Career Resurrection: Twice. First in the early nineties when they got back together to perform the first Madstock concert, had a number one greatest hits album and re-charted several of their older songs. Second was in 2009 when they released The Liberty Of Norton Folgate, which demonstrated that they were still a creative force and not just another oldies act.
Creator Backlash: Most notably the 1986 album Mad Not Mad, which was made after Mike Barson left the group. Suggs famously described this one as "a polished turd".
"Driving In My Car" remained unreleased in the USA for many years, probably because of all the British geographical references.

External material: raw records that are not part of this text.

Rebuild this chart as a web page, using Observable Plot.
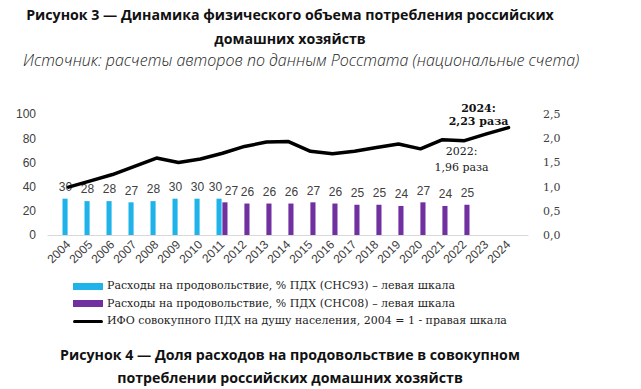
<!DOCTYPE html>
<html><head><meta charset="utf-8">
<script src="https://cdn.jsdelivr.net/npm/d3@7"></script>
<script src="https://cdn.jsdelivr.net/npm/@observablehq/plot@0.6"></script>
<style>
body{margin:0;background:#fff;width:641px;height:389px;overflow:hidden;position:relative;font-family:"Open Sans",sans-serif;color:#111;}
.t{position:absolute;left:0;width:580px;text-align:center;font-weight:700;font-size:14.2px;line-height:20px;white-space:nowrap;}
.s{position:absolute;left:23px;font-style:italic;font-size:16px;line-height:20px;white-space:nowrap;color:#222;font-weight:300;}
#chart{position:absolute;left:0;top:70px;}
.lg{position:absolute;left:73px;font-family:"DejaVu Serif",serif;font-size:11px;line-height:16px;color:#222;white-space:nowrap;}
.lg span.sw{display:inline-block;width:30px;vertical-align:middle;margin-right:4px;}
</style></head><body>
<div class="t" style="top:5px">Рисунок 3 — Динамика физического объема потребления российских</div>
<div class="t" style="top:29px">домашних хозяйств</div>
<div class="s" style="top:50px">Источник: расчеты авторов по данным Росстата (национальные счета)</div>
<div id="chart"></div>
<div id="legend"></div>
<div class="t" style="top:345px">Рисунок 4 — Доля расходов на продовольствие в совокупном</div>
<div class="t" style="top:368px">потреблении российских домашних хозяйств</div>
<script>
// ---- data ----
const years = [2004,2005,2006,2007,2008,2009,2010,2011,2012,2013,2014,2015,2016,2017,2018,2019,2020,2021,2022,2023,2024];
const incomeIndex = [1.00,1.13,1.26,1.43,1.60,1.51,1.58,1.70,1.84,1.93,1.94,1.74,1.69,1.74,1.82,1.89,1.79,1.98,1.96,2.10,2.23];
const sna93Years = [2004,2005,2006,2007,2008,2009,2010,2011];
const sna93Share = [30,28,28,27,28,30,30,30];
const sna08Years = [2011,2012,2013,2014,2015,2016,2017,2018,2019,2020,2021,2022];
const sna08Share = [27,26,26,26,27,26,25,25,24,27,24,25];
const leftTicks = [0,20,40,60,80,100];
const legendLabels = [
  "Расходы на продовольствие, % ПДХ (СНС93) – левая шкала",
  "Расходы на продовольствие, % ПДХ (СНС08) – левая шкала",
  "ИФО совокупного ПДХ на душу населения, 2004 = 1 - правая шкала"
];
const annotations = [
  {year: 2024, value: 2.23, text: "2024:\n2,23 раза", bold: true},
  {year: 2022, value: 1.96, text: "2022:\n1,96 раза", bold: false}
];
const RATIO = 40; // right scale 2.5 == left scale 100

const blue = "#1fb3ea", purple = "#7030a0";
const s93 = sna93Years.map((y,i)=>({year:y, v:sna93Share[i]}));
const s08 = sna08Years.map((y,i)=>({year:y, v:sna08Share[i]}));
const idx = years.map((y,i)=>({year:y, v:incomeIndex[i]}));

const sans = "Liberation Sans, Arial, sans-serif";
const serif = "DejaVu Serif, serif";

const chart = Plot.plot({
  width: 641, height: 205,
  marginTop: 44, marginBottom: 40, marginLeft: 47.5, marginRight: 112.5,
  style: {fontFamily: sans, fontSize: "12px", color: "#404040", background: "transparent"},
  x: {type: "band", domain: years, padding: 0, label: null},
  y: {domain: [0, 100], label: null},
  marks: [
    Plot.ruleY([0], {stroke: "#d9d9d9", strokeWidth: 1}),
    Plot.barY(s93, {x: "year", y: "v", fill: blue, insetLeft: 5.5, insetRight: 11.4}),
    Plot.barY(s08, {x: "year", y: "v", fill: purple, insetLeft: 11.4, insetRight: 5.5}),
    Plot.text(s93.filter(d=>d.year!==2011), {x: "year", y: "v", text: d=>String(d.v), dx: -3, dy: -12, fill: "#404040", fontSize: 12}),
    Plot.text(s93.filter(d=>d.year===2011), {x: "year", y: "v", text: d=>String(d.v), dx: -7, dy: -12, fill: "#404040", fontSize: 12}),
    Plot.text(s08.filter(d=>d.year===2011), {x: "year", y: "v", text: d=>String(d.v), dx: 9, dy: -12, fill: "#404040", fontSize: 12}),
    Plot.text(s08.filter(d=>d.year!==2011), {x: "year", y: "v", text: d=>String(d.v), dx: 3, dy: -12, fill: "#404040", fontSize: 12}),
    Plot.line(idx, {x: "year", y: d=>d.v*RATIO, stroke: "#000", strokeWidth: 3.5, strokeLinejoin: "round"}),
    Plot.text(annotations.filter(d=>d.bold), {x: "year", y: d=>d.value*RATIO, text: "text", dx: -30, dy: -13, fontFamily: serif, fontWeight: "bold", fontSize: 11, lineHeight: 1.1, fill: "#111"}),
    Plot.text(annotations.filter(d=>!d.bold), {x: "year", y: d=>d.value*RATIO, text: "text", dx: -3, dy: 17, fontFamily: serif, fontSize: 11, lineHeight: 1.5, fill: "#222"}),
    Plot.axisY({anchor: "left", ticks: leftTicks, tickSize: 0, tickPadding: 12, fontSize: 12, fill: "#404040", label: null}),
    Plot.axisY({anchor: "right", ticks: leftTicks, tickSize: 0, tickPadding: 14, fontFamily: serif, fontSize: 11, fill: "#404040", label: null,
      tickFormat: d => (d/RATIO).toFixed(1).replace(".", ",")}),
    Plot.axisX({tickRotate: -45, tickSize: 0, tickPadding: 7, fontSize: 12, fill: "#404040", label: null, tickFormat: d => String(d)})
  ]
});
document.getElementById("chart").appendChild(chart);

// legend
const legend = document.getElementById("legend");
const swatches = [
  {bg: blue, h: 7}, {bg: purple, h: 7}, {bg: "#000", h: 3}
];
const tops = [278, 295.5, 313];
legendLabels.forEach((lab, i) => {
  const row = document.createElement("div");
  row.className = "lg";
  row.style.top = tops[i] + "px";
  const sw = document.createElement("span");
  sw.className = "sw";
  sw.style.background = swatches[i].bg;
  sw.style.height = swatches[i].h + "px";
  if (i === 2) sw.style.borderRadius = "2px";
  row.appendChild(sw);
  row.appendChild(document.createTextNode(lab));
  legend.appendChild(row);
});
</script>
</body></html>
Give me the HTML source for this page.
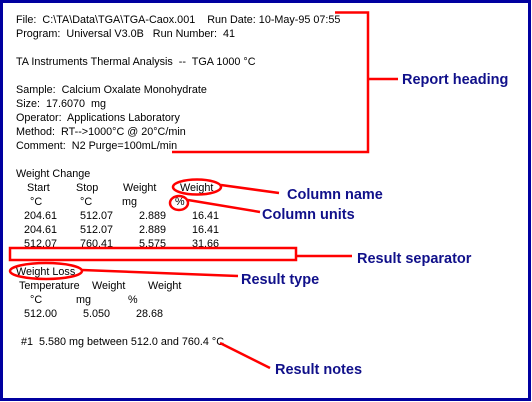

The Rise & Fall was never released in the USA, which is especially ironic since their only remembered American hit, "Our House", is from that album.
"(Waiting For) The Ghost Train" has never been released in the USA, not even on greatest hits albums.
One-Hit Wonder: In the United States, their only big hit was "Our House" and its the song that they are most remembered for therenote This is probably because "Our House" is a more dance-rock sounding Black Sheep Hit, as well as the fact that ska wouldn't really catch on over in America until the third wave of ska. (The closest there was before then was Oingo Boingo.), despite having one other Top 40 single ("It Must Be Love"). In the United Kingdom, they were one of the most successful artists of the whole 1980's.
What Could Have Been: Ever wonder why Madness was the only band to perform on The Young Ones twice? The band had been offered a deal for their own sitcom, and The BBC was trying to see how well viewers responded to the band. However, the band's popularity was beginning to wane by the time the project could be green lit, and was therefore no longer a good investment. Fortunately, its failure allowed writers Ben Elton and Richard Curtis to revive a different Britcom.
Word of God: "Michael Caine" is supposedly about an IRA informer during The Troubles. Good luck working that out from the lyrics.